Employers are providing more health benefits? Huh? But the real winner in this spin comes from his discussion of workers’ share of income:
Some critics respond that higher benefits leave workers no better off because the increases merely reflect the higher cost of health care and not an increase in actual earnings. This argument fails on both fronts. Even after excluding what employers spend on health care, worker com¬pensation has increased; and even after accounting for the rapid rise in the cost of health care, employee health benefits have still grown. Employers are providing their work¬ers with more benefits and are not just keeping pace with health care inflation … A better basis for comparison is national income, which accounts for depreciation as well as statistical dis¬crepancies between the way the gov¬ernment measures the components of GDP and components of income. By this measure, workers’ share of income has varied normally in recent years. Since the mid-1960s, the employee share of national income has fluctuated between 69 percent and 73 percent, and movements since 2000 have remained largely within these bounds. Though workers’ share of income fell in 2006, it is still well above the lows it hit in the mid-1980s and mid-1990s. In 2005, workers’ share of income actually hit a 25-year high.

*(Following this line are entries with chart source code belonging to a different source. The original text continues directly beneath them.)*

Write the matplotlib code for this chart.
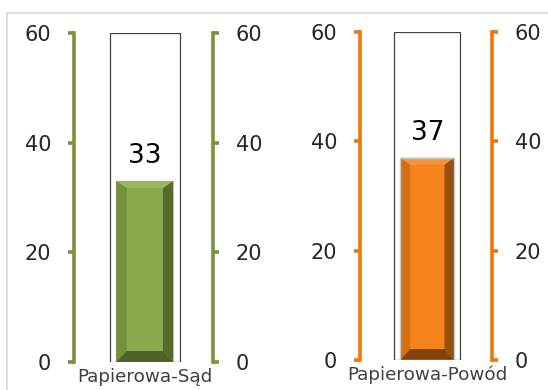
import numpy as np
import matplotlib
matplotlib.use("Agg")
import matplotlib.pyplot as plt
from matplotlib.patches import Polygon
from matplotlib.lines import Line2D

# data
categories = ["Papierowa-Sąd", "Papierowa-Powód"]
values = [33, 37]
axis_max = 60
ticks = [0, 20, 40, 60]

# style per panel: axis colour and bevel shades (main, top, left, right, bottom)
axis_colors = ["#77933C", "#EC780D"]
shades = [
    ["#8AA84C", "#9AB85A", "#74903D", "#556A2C", "#4E6128"],
    ["#F4831A", "#F7923A", "#D86E12", "#97500F", "#844409"],
]
bar_edges = ["none", "#A8D4E0"]
# axes rectangles in figure fractions (left, bottom, width, height)
rects = [
    [74 / 548, 1 - 362 / 390, 139 / 548, 329 / 390],
    [360 / 548, 1 - 360 / 390, 132 / 548, 328 / 390],
]


def panel(ax, name, v, acol, sh, edge):
    box_w, fill_w = 1.0, 0.82
    bx, bt, bb = 0.15, 1.3, 2.0
    # thermometer outline
    ax.bar(0, axis_max, box_w, color="white", edgecolor="#404040", lw=0.9,
           zorder=1)
    # bevelled fill
    ax.bar(0, v, fill_w, color=sh[0], edgecolor="none", zorder=2)
    x0, x1 = -fill_w / 2, fill_w / 2
    polys = [
        ([(x0, v), (x1, v), (x1 - bx, v - bt), (x0 + bx, v - bt)], sh[1]),
        ([(x0, 0), (x0, v), (x0 + bx, v - bt), (x0 + bx, bb)], sh[2]),
        ([(x1, 0), (x1, v), (x1 - bx, v - bt), (x1 - bx, bb)], sh[3]),
        ([(x0, 0), (x1, 0), (x1 - bx, bb), (x0 + bx, bb)], sh[4]),
    ]
    for pts, c in polys:
        ax.add_patch(Polygon(pts, closed=True, facecolor=c, edgecolor="none",
                             zorder=3))
    if edge != "none":
        ax.bar(0, v, fill_w, color="none", edgecolor=edge, lw=1.0, zorder=4)
    ax.annotate(str(v), (0, v), xytext=(0, 18), textcoords="offset points",
                ha="center", va="center", fontsize=19, color="black")

    ax.set_xlim(-1.02, 0.98)
    ax.set_ylim(0, axis_max)
    ax.set_yticks(ticks)
    for side in ["top", "bottom"]:
        ax.spines[side].set_visible(False)
    for side in ["left", "right"]:
        ax.spines[side].set_color(acol)
        ax.spines[side].set_linewidth(2.6)
    ax.tick_params(axis="y", left=True, right=True, labelleft=True,
                   labelright=True, direction="out", length=4.5, width=2.6,
                   color=acol, pad=12, labelsize=15, labelcolor="#262626")
    ax.set_xticks([0])
    ax.set_xticklabels([name])
    ax.tick_params(axis="x", length=0, pad=4, labelsize=13.2,
                   labelcolor="#404040")
    ax.patch.set_visible(False)


fig = plt.figure(figsize=(5.48, 3.90), dpi=100)
for i in range(len(categories)):
    ax = fig.add_axes(rects[i])
    panel(ax, categories[i], values[i], axis_colors[i], shades[i],
          bar_edges[i])

# panel frame lines
fig.add_artist(Line2D([7 / 548, 1], [1 - 13 / 390, 1 - 13 / 390],
                      color="#D9D9D9", lw=1.2))
fig.add_artist(Line2D([7 / 548, 7 / 548], [0, 1 - 13 / 390],
                      color="#D9D9D9", lw=1.2))

fig.savefig("out.png", dpi=100)
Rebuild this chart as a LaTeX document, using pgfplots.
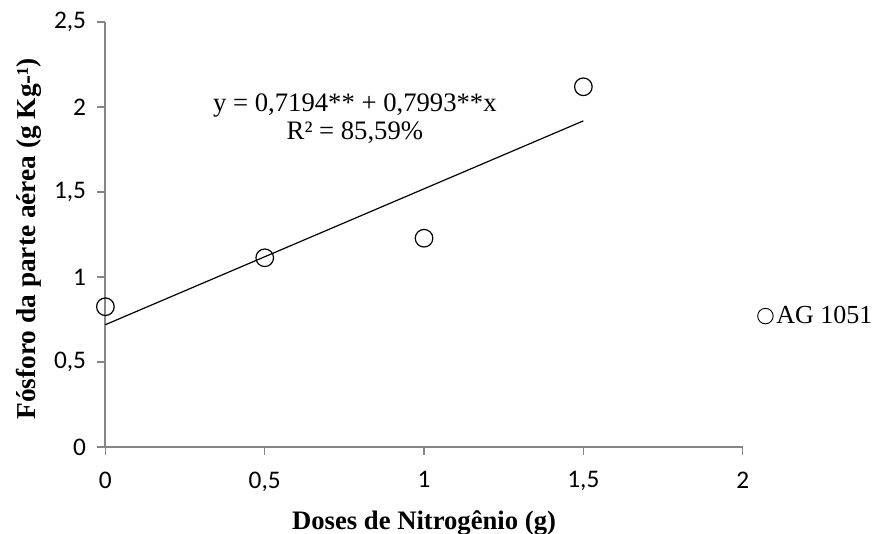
\documentclass[border=0pt]{standalone}
\usepackage{pgfplots}
\pgfplotsset{compat=1.18}
\usepackage{fontspec}
\setmainfont{Liberation Serif}
\newfontfamily\calfont{Carlito}
\newcommand\tickfont{\calfont\fontsize{19}{21}\selectfont}
\newcommand\labfont{\fontsize{20}{22}\selectfont\bfseries}
\newcommand\ylabfont{\fontsize{20.5}{22}\selectfont\bfseries}
\newcommand\eqfont{\fontsize{20}{21}\selectfont}
\newcommand\legfont{\fontsize{19.5}{21}\selectfont}
\definecolor{axgray}{HTML}{868686}
\begin{document}
\begin{tikzpicture}
\begin{axis}[
  scale only axis,
  width=478pt, height=318.75pt,
  xmin=0, xmax=2, ymin=0, ymax=2.5,
  axis x line=bottom, axis y line=left,
  axis line style={axgray, line width=1.4pt, -},
  xtick={0,0.5,1,1.5,2},
  ytick={0,0.5,1,1.5,2,2.5},
  xticklabels={0,{0,5},1,{1,5},2},
  yticklabels={0,{0,5},1,{1,5},2,{2,5}},
  tick align=outside,
  major tick length=6pt,
  tick style={axgray, line width=1pt},
  every tick label/.append style={font=\tickfont},
  xticklabel style={yshift=-9pt},
  yticklabel style={xshift=-5pt},
  xlabel={\labfont Doses de Nitrogênio (g)},
  ylabel={\ylabfont Fósforo da parte aérea (g Kg-¹)},
  xlabel style={at={(axis description cs:0.5,-0.1953)}, anchor=base},
  ylabel style={at={(axis description cs:-0.12,0.49)}, anchor=center},
  legend style={draw=none, fill=none, at={(rel axis cs:1.0224,0.308)}, anchor=west,
     font=\legfont, inner sep=0pt},
  legend image code/.code={\draw[black, line width=0.7pt] (0.2cm,0cm) circle (5.8pt);},
  legend cell align=left,
  clip=false,
]
\addplot[only marks, mark=o, mark size=6.6pt, mark options={line width=0.9pt, black}]
  coordinates {(0,0.825) (0.5,1.113) (1,1.228) (1.5,2.119)};
\addlegendentry{AG 1051}
\addplot[black, line width=0.9pt, forget plot] coordinates {(0,0.7194) (1.5,1.91835)};
\node[align=center, font=\eqfont] at (axis cs:0.783,1.93)
  {y = 0,7194** + 0,7993**x\\R² = 85,59\%};
\coordinate (bl) at (rel axis cs:-0.1654,-0.2047);
\coordinate (tr) at (rel axis cs:1.2092,1.0518);
\end{axis}
\pgfresetboundingbox
\path[use as bounding box] (bl) rectangle (tr);
\end{tikzpicture}
\end{document}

But look at his chart and notice that the 2005 figure was a bit of an aberration. Actually, this spike was for the third quarter of 2005 when reported national income fell because of a temporary dip in corporate profits. For most of the post 2000 period, labor’s share was down from its 2000 level even using Shrek’s dubious assumption that proprietor’s income should be seen as being about 70% labor and 30% capital income.